-- Exercise instructions --
Could you write out the records below exactly as they appear?

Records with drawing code

----------

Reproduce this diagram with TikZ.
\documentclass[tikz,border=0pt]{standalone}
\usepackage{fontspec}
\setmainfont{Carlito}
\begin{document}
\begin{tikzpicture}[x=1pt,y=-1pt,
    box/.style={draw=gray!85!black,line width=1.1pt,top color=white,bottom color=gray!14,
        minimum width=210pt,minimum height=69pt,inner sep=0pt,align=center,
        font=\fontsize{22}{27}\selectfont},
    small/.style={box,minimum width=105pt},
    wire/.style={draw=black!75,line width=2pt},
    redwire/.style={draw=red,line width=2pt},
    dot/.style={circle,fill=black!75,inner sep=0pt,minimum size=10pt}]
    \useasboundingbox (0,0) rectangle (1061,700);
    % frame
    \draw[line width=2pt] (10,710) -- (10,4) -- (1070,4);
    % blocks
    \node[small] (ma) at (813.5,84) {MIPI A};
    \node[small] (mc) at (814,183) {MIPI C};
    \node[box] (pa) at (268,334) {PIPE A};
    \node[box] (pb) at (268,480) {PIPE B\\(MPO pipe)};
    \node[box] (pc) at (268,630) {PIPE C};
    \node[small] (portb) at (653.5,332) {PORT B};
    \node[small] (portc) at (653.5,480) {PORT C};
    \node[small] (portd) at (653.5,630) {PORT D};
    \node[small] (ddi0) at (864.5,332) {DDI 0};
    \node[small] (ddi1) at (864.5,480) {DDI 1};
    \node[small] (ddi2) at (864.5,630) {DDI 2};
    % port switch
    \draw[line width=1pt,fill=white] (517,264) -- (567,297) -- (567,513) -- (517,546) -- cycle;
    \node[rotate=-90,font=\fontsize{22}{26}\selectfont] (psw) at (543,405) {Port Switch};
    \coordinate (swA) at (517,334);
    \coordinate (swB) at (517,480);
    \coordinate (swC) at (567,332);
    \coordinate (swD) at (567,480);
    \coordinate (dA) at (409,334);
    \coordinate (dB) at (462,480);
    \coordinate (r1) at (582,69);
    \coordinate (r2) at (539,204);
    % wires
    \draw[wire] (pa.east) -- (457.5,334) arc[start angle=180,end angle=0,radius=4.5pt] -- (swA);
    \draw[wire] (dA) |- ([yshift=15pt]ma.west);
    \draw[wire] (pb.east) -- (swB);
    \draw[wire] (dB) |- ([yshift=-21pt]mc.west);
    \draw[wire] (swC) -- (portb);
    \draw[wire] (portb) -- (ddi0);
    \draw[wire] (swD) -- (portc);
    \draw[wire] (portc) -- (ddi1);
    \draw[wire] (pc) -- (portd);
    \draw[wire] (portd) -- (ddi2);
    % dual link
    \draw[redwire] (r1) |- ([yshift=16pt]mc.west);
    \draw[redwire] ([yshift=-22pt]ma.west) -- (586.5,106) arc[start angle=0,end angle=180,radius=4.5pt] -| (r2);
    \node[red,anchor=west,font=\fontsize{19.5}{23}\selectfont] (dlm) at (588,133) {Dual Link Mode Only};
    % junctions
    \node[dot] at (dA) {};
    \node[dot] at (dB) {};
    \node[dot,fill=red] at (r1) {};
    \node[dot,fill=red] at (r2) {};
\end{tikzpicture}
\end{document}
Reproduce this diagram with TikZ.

----------

-- Exercise response --
Reproduce this diagram with TikZ.
\documentclass[tikz,border=0pt]{standalone}
\usepackage{fontspec}
\setmainfont{Carlito}
\begin{document}
\begin{tikzpicture}[x=1pt,y=-1pt,
    box/.style={draw=gray!85!black,line width=1.1pt,top color=white,bottom color=gray!14,
        minimum width=210pt,minimum height=69pt,inner sep=0pt,align=center,
        font=\fontsize{22}{27}\selectfont},
    small/.style={box,minimum width=105pt},
    wire/.style={draw=black!75,line width=2pt},
    redwire/.style={draw=red,line width=2pt},
    dot/.style={circle,fill=black!75,inner sep=0pt,minimum size=10pt}]
    \useasboundingbox (0,0) rectangle (1061,700);
    % frame
    \draw[line width=2pt] (10,710) -- (10,4) -- (1070,4);
    % blocks
    \node[small] (ma) at (813.5,84) {MIPI A};
    \node[small] (mc) at (814,183) {MIPI C};
    \node[box] (pa) at (268,334) {PIPE A};
    \node[box] (pb) at (268,480) {PIPE B\\(MPO pipe)};
    \node[box] (pc) at (268,630) {PIPE C};
    \node[small] (portb) at (653.5,332) {PORT B};
    \node[small] (portc) at (653.5,480) {PORT C};
    \node[small] (portd) at (653.5,630) {PORT D};
    \node[small] (ddi0) at (864.5,332) {DDI 0};
    \node[small] (ddi1) at (864.5,480) {DDI 1};
    \node[small] (ddi2) at (864.5,630) {DDI 2};
    % port switch
    \draw[line width=1pt,fill=white] (517,264) -- (567,297) -- (567,513) -- (517,546) -- cycle;
    \node[rotate=-90,font=\fontsize{22}{26}\selectfont] (psw) at (543,405) {Port Switch};
    \coordinate (swA) at (517,334);
    \coordinate (swB) at (517,480);
    \coordinate (swC) at (567,332);
    \coordinate (swD) at (567,480);
    \coordinate (dA) at (409,334);
    \coordinate (dB) at (462,480);
    \coordinate (r1) at (582,69);
    \coordinate (r2) at (539,204);
    % wires
    \draw[wire] (pa.east) -- (457.5,334) arc[start angle=180,end angle=0,radius=4.5pt] -- (swA);
    \draw[wire] (dA) |- ([yshift=15pt]ma.west);
    \draw[wire] (pb.east) -- (swB);
    \draw[wire] (dB) |- ([yshift=-21pt]mc.west);
    \draw[wire] (swC) -- (portb);
    \draw[wire] (portb) -- (ddi0);
    \draw[wire] (swD) -- (portc);
    \draw[wire] (portc) -- (ddi1);
    \draw[wire] (pc) -- (portd);
    \draw[wire] (portd) -- (ddi2);
    % dual link
    \draw[redwire] (r1) |- ([yshift=16pt]mc.west);
    \draw[redwire] ([yshift=-22pt]ma.west) -- (586.5,106) arc[start angle=0,end angle=180,radius=4.5pt] -| (r2);
    \node[red,anchor=west,font=\fontsize{19.5}{23}\selectfont] (dlm) at (588,133) {Dual Link Mode Only};
    % junctions
    \node[dot] at (dA) {};
    \node[dot] at (dB) {};
    \node[dot,fill=red] at (r1) {};
    \node[dot,fill=red] at (r2) {};
\end{tikzpicture}
\end{document}
Reproduce this diagram with TikZ.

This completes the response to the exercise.